Gazprom Places $2.6bn in Eurobonds
Russia's Gazprom has raised nearly $2.6bn from the placement of perpetual Eurobonds, it announced on October 27, adding it would use the funds to refinance its existing debt.
The state gas supplier placed $1.4bn in US-denominated notes and €1bn ($1.2bn) in euro-denominated bonds. Overall investor demand exceeded $7.4bn, which Gazprom said represented the highest level of interest in its Eurobond offerings since 2013.
The share of foreign investors' applications amounted to 80%. Continental European investors accounted for the largest share, followed by investors from the UK, then Russia, the US and Asia and other regions. Some 220 investors took part in the US dollar issue, while 170 participated in the euro issue.

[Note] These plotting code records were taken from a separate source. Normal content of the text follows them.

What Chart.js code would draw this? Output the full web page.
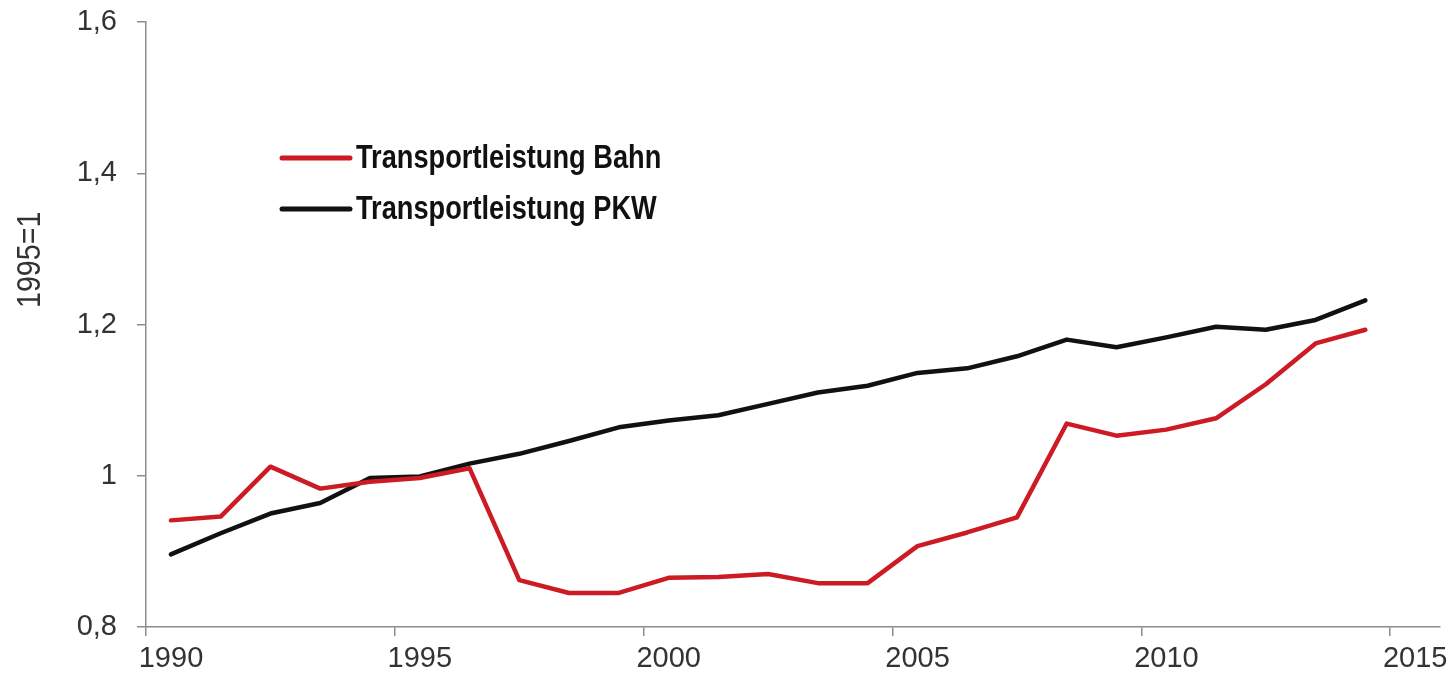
<!DOCTYPE html>
<html>
<head>
<meta charset="utf-8">
<script src="https://cdn.jsdelivr.net/npm/chart.js@4/dist/chart.umd.min.js"></script>
<style>
  html, body { margin: 0; padding: 0; background: #fff; }
  #wrap { width: 1456px; height: 682px; }
</style>
</head>
<body>
<div id="wrap"><canvas id="transportChart" width="1456" height="682"></canvas></div>
<script>
// years (points sit at mid-year)
const years = [1990, 1991, 1992, 1993, 1994, 1995, 1996, 1997, 1998, 1999,
               2000, 2001, 2002, 2003, 2004, 2005, 2006, 2007, 2008, 2009,
               2010, 2011, 2012, 2013, 2014];

// Transportleistung Bahn (1995=1)
const bahn = [0.941, 0.946, 1.012, 0.983, 0.992, 0.997, 1.010, 0.862, 0.845, 0.845,
              0.865, 0.866, 0.870, 0.858, 0.858, 0.907, 0.925, 0.945, 1.069, 1.053,
              1.061, 1.076, 1.121, 1.175, 1.193];

// Transportleistung PKW (1995=1)
const pkw = [0.896, 0.924, 0.950, 0.964, 0.997, 0.999, 1.016, 1.029, 1.046, 1.064,
             1.073, 1.080, 1.095, 1.110, 1.119, 1.136, 1.142, 1.158, 1.180, 1.170,
             1.183, 1.197, 1.193, 1.206, 1.232];

const xTicks = [1990, 1995, 2000, 2005, 2010, 2015];
const yTicks = [0.8, 1.0, 1.2, 1.4, 1.6];

const seriesLabels = ['Transportleistung Bahn', 'Transportleistung PKW'];
const seriesColors = ['#cc1b24', '#111111'];

const axisColor = '#8c8c8c';
const textColor = '#333333';

function toPoints(values) {
    return values.map((v, i) => ({ x: years[i] + 0.5, y: v }));
}

// legend drawn inside the plot, top left
const innerLegend = {
    id: 'innerLegend',
    afterDraw(chart) {
        const ctx = chart.ctx;
        const area = chart.chartArea;
        const x0 = area.left + 136;
        const y0 = area.top + 136;
        ctx.save();
        chart.data.datasets.forEach((ds, i) => {
            const y = y0 + i * 51;
            ctx.strokeStyle = ds.borderColor;
            ctx.lineWidth = 5;
            ctx.lineCap = 'round';
            ctx.beginPath();
            ctx.moveTo(x0, y);
            ctx.lineTo(x0 + 68, y);
            ctx.stroke();

            ctx.save();
            ctx.translate(x0 + 74, y + 1);
            ctx.scale(0.8, 1);
            ctx.fillStyle = '#111';
            ctx.font = 'bold 34px "Liberation Sans", Arial, sans-serif';
            ctx.textBaseline = 'middle';
            ctx.fillText(ds.label, 0, 0);
            ctx.restore();
        });
        ctx.restore();
    }
};

// rotated y-axis title, sits above the axis middle
const yTitle = {
    id: 'yTitle',
    afterDraw(chart) {
        const ctx = chart.ctx;
        const area = chart.chartArea;
        ctx.save();
        ctx.translate(31, area.top + (area.bottom - area.top) * 0.393);
        ctx.rotate(-Math.PI / 2);
        ctx.scale(0.87, 1);
        ctx.fillStyle = textColor;
        ctx.font = '33px "Liberation Sans", Arial, sans-serif';
        ctx.textAlign = 'center';
        ctx.textBaseline = 'middle';
        ctx.fillText('1995=1', 0, 0);
        ctx.restore();
    }
};

const ctx = document.getElementById('transportChart');

new Chart(ctx, {
    type: 'line',
    data: {
        datasets: [
            {
                label: seriesLabels[0],
                data: toPoints(bahn),
                borderColor: seriesColors[0],
                borderWidth: 4.5,
                pointRadius: 0,
                tension: 0,
                borderJoinStyle: 'round',
                borderCapStyle: 'round'
            },
            {
                label: seriesLabels[1],
                data: toPoints(pkw),
                borderColor: seriesColors[1],
                borderWidth: 4.5,
                pointRadius: 0,
                tension: 0,
                borderJoinStyle: 'round',
                borderCapStyle: 'round'
            }
        ]
    },
    options: {
        responsive: false,
        animation: false,
        layout: { padding: { top: 22, right: 16, left: 0, bottom: 0 } },
        plugins: {
            legend: { display: false },
            tooltip: { enabled: false }
        },
        scales: {
            x: {
                type: 'linear',
                min: 1990,
                max: 2016,
                afterFit: (scale) => { scale.height = 55; },
                afterBuildTicks: (scale) => {
                    scale.ticks = xTicks.map(v => ({ value: v }));
                },
                border: { display: true, color: axisColor, width: 1.5 },
                grid: {
                    drawOnChartArea: false,
                    drawTicks: true,
                    tickLength: 9,
                    color: axisColor,
                    lineWidth: 1.5
                },
                ticks: {
                    labelOffset: 25,
                    padding: 6,
                    color: textColor,
                    font: { family: '"Liberation Sans", Arial, sans-serif', size: 29 },
                    callback: (v) => String(v)
                }
            },
            y: {
                min: 0.8,
                max: 1.6,
                afterFit: (scale) => {
                    scale.width = 146;
                    scale.paddingTop = 0;
                    scale.paddingBottom = 0;
                },
                afterBuildTicks: (scale) => {
                    scale.ticks = yTicks.map(v => ({ value: v }));
                },
                border: { display: true, color: axisColor, width: 1.5 },
                grid: {
                    drawOnChartArea: false,
                    drawTicks: true,
                    tickLength: 9,
                    color: axisColor,
                    lineWidth: 1.5
                },
                ticks: {
                    padding: 20,
                    color: textColor,
                    font: { family: '"Liberation Sans", Arial, sans-serif', size: 29 },
                    callback: (v) => String(Math.round(v * 10) / 10).replace('.', ',')
                }
            }
        }
    },
    plugins: [innerLegend, yTitle]
});
</script>
</body>
</html>
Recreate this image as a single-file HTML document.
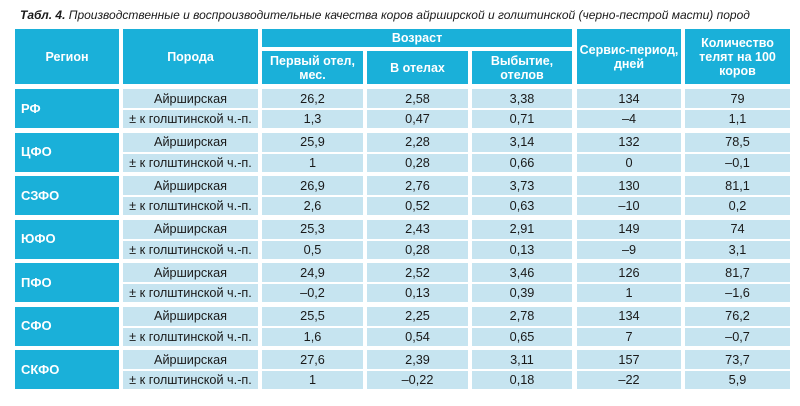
<!DOCTYPE html>
<html><head><meta charset="utf-8">
<style>
body{margin:0;width:800px;height:406px;background:#fff;position:relative;overflow:hidden;font-family:"Liberation Sans","DejaVu Sans",sans-serif;}
.c{position:absolute;display:flex;align-items:center;justify-content:center;text-align:center;box-sizing:border-box;font-size:12.7px;line-height:14px;}
.h{background:#1ab0d9;color:#fff;font-weight:bold;font-size:12.5px;}
.r{background:#1ab0d9;color:#fff;font-weight:bold;justify-content:flex-start;padding-left:6px;font-size:13px;}
.d{background:#c6e4f0;color:#1a1a1a;}
#title{position:absolute;left:20px;top:8px;font-size:12px;font-style:italic;color:#1a1a1a;white-space:nowrap;}
</style></head><body>
<div id="title"><b>Табл. 4.</b> Производственные и воспроизводительные качества коров айрширской и голштинской (черно-пестрой масти) пород</div>
<div id="t"></div>
<script>
const regions=["РФ","ЦФО","СЗФО","ЮФО","ПФО","СФО","СКФО"];
const breeds=["Айрширская","± к голштинской ч.-п."];
const firstCalving=[["26,2","1,3"],["25,9","1"],["26,9","2,6"],["25,3","0,5"],["24,9","–0,2"],["25,5","1,6"],["27,6","1"]];
const lactations=[["2,58","0,47"],["2,28","0,28"],["2,76","0,52"],["2,43","0,28"],["2,52","0,13"],["2,25","0,54"],["2,39","–0,22"]];
const culling=[["3,38","0,71"],["3,14","0,66"],["3,73","0,63"],["2,91","0,13"],["3,46","0,39"],["2,78","0,65"],["3,11","0,18"]];
const service=[["134","–4"],["132","0"],["130","–10"],["149","–9"],["126","1"],["134","7"],["157","–22"]];
const calves=[["79","1,1"],["78,5","–0,1"],["81,1","0,2"],["74","3,1"],["81,7","–1,6"],["76,2","–0,7"],["73,7","5,9"]];
const cols=[[15,119],[123,258],[262,363],[367,468],[472,572],[577,681],[685,790]];
const T=document.getElementById('t');
function cell(cls,x1,y1,x2,y2,html,name){
 const d=document.createElement('div');
 d.className='c '+cls;
 d.style.left=x1+'px';d.style.top=y1+'px';d.style.width=(x2-x1)+'px';d.style.height=(y2-y1)+'px';
 d.innerHTML=html;
 
 
 T.appendChild(d);
}
cell('h',cols[0][0],29,cols[0][1],84,'Регион','header-region');
cell('h',cols[1][0],29,cols[1][1],84,'Порода','header-breed');
cell('h',cols[2][0],29,cols[4][1],47,'Возраст','header-age');
cell('h',cols[2][0],51,cols[2][1],84,'Первый отел,<br>мес.','header-first-calving');
cell('h',cols[3][0],51,cols[3][1],84,'В отелах','header-lactations');
cell('h',cols[4][0],51,cols[4][1],84,'Выбытие,<br>отелов','header-culling');
cell('h',cols[5][0],29,cols[5][1],84,'Сервис-период,<br>дней','header-service-period');
cell('h',cols[6][0],29,cols[6][1],84,'Количество<br>телят на 100<br>коров','header-calves');
const series=[firstCalving,lactations,culling,service,calves];
const snames=['first-calving','lactations','culling','service-period','calves'];
regions.forEach((r,i)=>{
 const y=89+i*43.5;
 cell('r',cols[0][0],y,cols[0][1],y+39,r,'region-'+i);
 for(let k=0;k<2;k++){
  const y1=k?y+21:y, y2=k?y+39:y+19;
  cell('d',cols[1][0],y1,cols[1][1],y2,breeds[k],'breed-cell');
  series.forEach((s,j)=>cell('d',cols[j+2][0],y1,cols[j+2][1],y2,s[i][k],snames[j]+'-cell'));
 }
});
</script>
</body></html>
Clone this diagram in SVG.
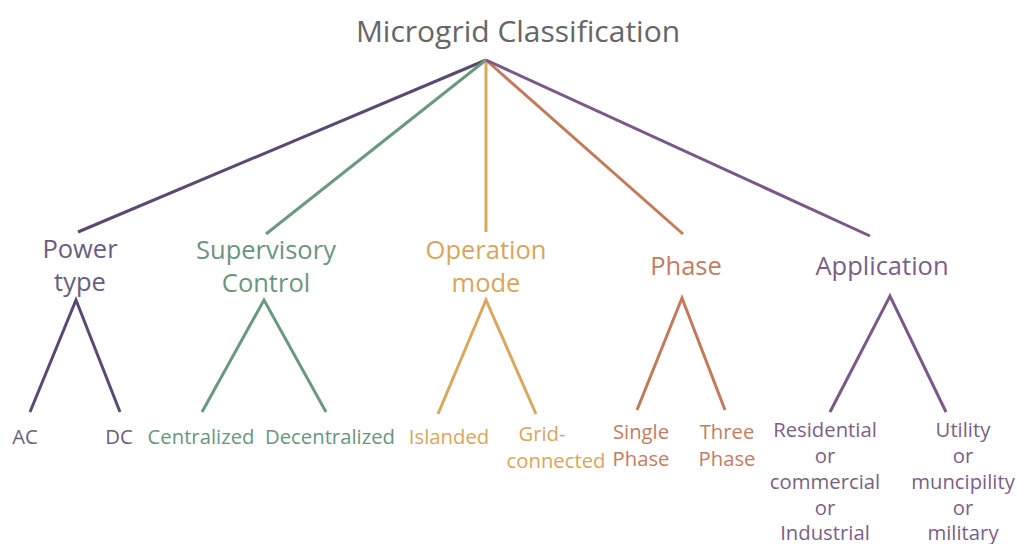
<svg xmlns="http://www.w3.org/2000/svg" width="1021" height="544" viewBox="0 0 1021 544">
<style>
text{font-family:"Open Sans",Lato,"Liberation Sans",sans-serif;text-anchor:middle}
.t{font-size:30px;fill:#666}
.h{font-size:25.5px}
.s{font-size:20.3px}
line{stroke-width:3;stroke-linecap:butt}
.pu{stroke:#5a4a72}.gr{stroke:#6a9a7e}.or{stroke:#dba75c}.ph{stroke:#c47a58}.ap{stroke:#7a5888}
.tpu{fill:#6b5d80}.tgr{fill:#6a9680}.tor{fill:#d7a65c}.tph{fill:#c67c62}.tap{fill:#7b5f86}
</style>
<rect width="1021" height="544" fill="#fff"/>
<g id="connectors">
<line class="pu" x1="486" y1="60" x2="78" y2="232"/>
<line class="gr" x1="486" y1="60" x2="266" y2="234"/>
<line class="or" x1="486" y1="60" x2="486" y2="232"/>
<line class="ph" x1="486" y1="60" x2="683" y2="234"/>
<line class="ap" x1="486" y1="60" x2="870" y2="236"/>
<polyline class="pu" fill="none" stroke-width="3" points="30,412 76,300 120,412"/>
<polyline class="gr" fill="none" stroke-width="3" points="202,412 264,300 326,412"/>
<polyline class="or" fill="none" stroke-width="3" points="438,414 486,300 536,414"/>
<polyline class="ph" fill="none" stroke-width="3" points="637,410 682,298 725,410"/>
<polyline class="ap" fill="none" stroke-width="3" points="830,412 890,296 946,412"/>
</g>
<g id="title"><text class="t" x="518" y="42">Microgrid Classification</text></g>
<g id="power-type" class="h tpu"><text x="80" y="258">Power</text><text x="80" y="291">type</text></g>
<g id="supervisory-control" class="h tgr"><text x="266" y="259">Supervisory</text><text x="266" y="292">Control</text></g>
<g id="operation-mode" class="h tor"><text x="486" y="259">Operation</text><text x="486" y="292">mode</text></g>
<g id="phase" class="h tph"><text x="686" y="275">Phase</text></g>
<g id="application" class="h tap"><text x="882" y="275">Application</text></g>
<g id="ac" class="s tpu"><text x="25" y="444">AC</text></g>
<g id="dc" class="s tpu"><text x="119" y="444">DC</text></g>
<g id="centralized" class="s tgr"><text x="201" y="444">Centralized</text></g>
<g id="decentralized" class="s tgr"><text x="330" y="444">Decentralized</text></g>
<g id="islanded" class="s tor"><text x="449" y="444">Islanded</text></g>
<g id="grid-connected" class="s tor"><text x="542" y="441">Grid-</text><text x="556" y="468">connected</text></g>
<g id="single-phase" class="s tph"><text x="641" y="439">Single</text><text x="641" y="466">Phase</text></g>
<g id="three-phase" class="s tph"><text x="727" y="439">Three</text><text x="727" y="466">Phase</text></g>
<g id="residential" class="s tap"><text x="825" y="437">Residential</text><text x="825" y="463">or</text><text x="825" y="489">commercial</text><text x="825" y="515">or</text><text x="825" y="540">Industrial</text></g>
<g id="utility" class="s tap"><text x="963" y="437">Utility</text><text x="963" y="463">or</text><text x="963" y="489">muncipility</text><text x="963" y="515">or</text><text x="963" y="540">military</text></g>
</svg>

Perpetual bonds are notes without a maturity date and are considered more a type of equity than debt. They offer a steady flow of interest for investors, but are not redeemable. Gazprombank subsidiary Bank GPB International and J.P. Morgan Securities acted as joint global coordinators and bookrunners for the issues, while Credit Agricole Corporate and Investment Bank and Sberbank CIB acted as joint lead managers and bookrunners.
"Considering a high investor interest in hybrid instruments, Gazprom is looking at the possibility of placing in the Russian market the first perpetual subordinated bond issue in rubles," the company said.
Gazprom's net debt came to rubles 3.68 trillion ($53bn) at the end of June, up 16% from six months earlier due to ruble devaluation. The company saw net profits almost halve year on year in the second quarter, on lower prices and weaker gas sales in Europe. It is due to report its third-quarter results sometime in late November.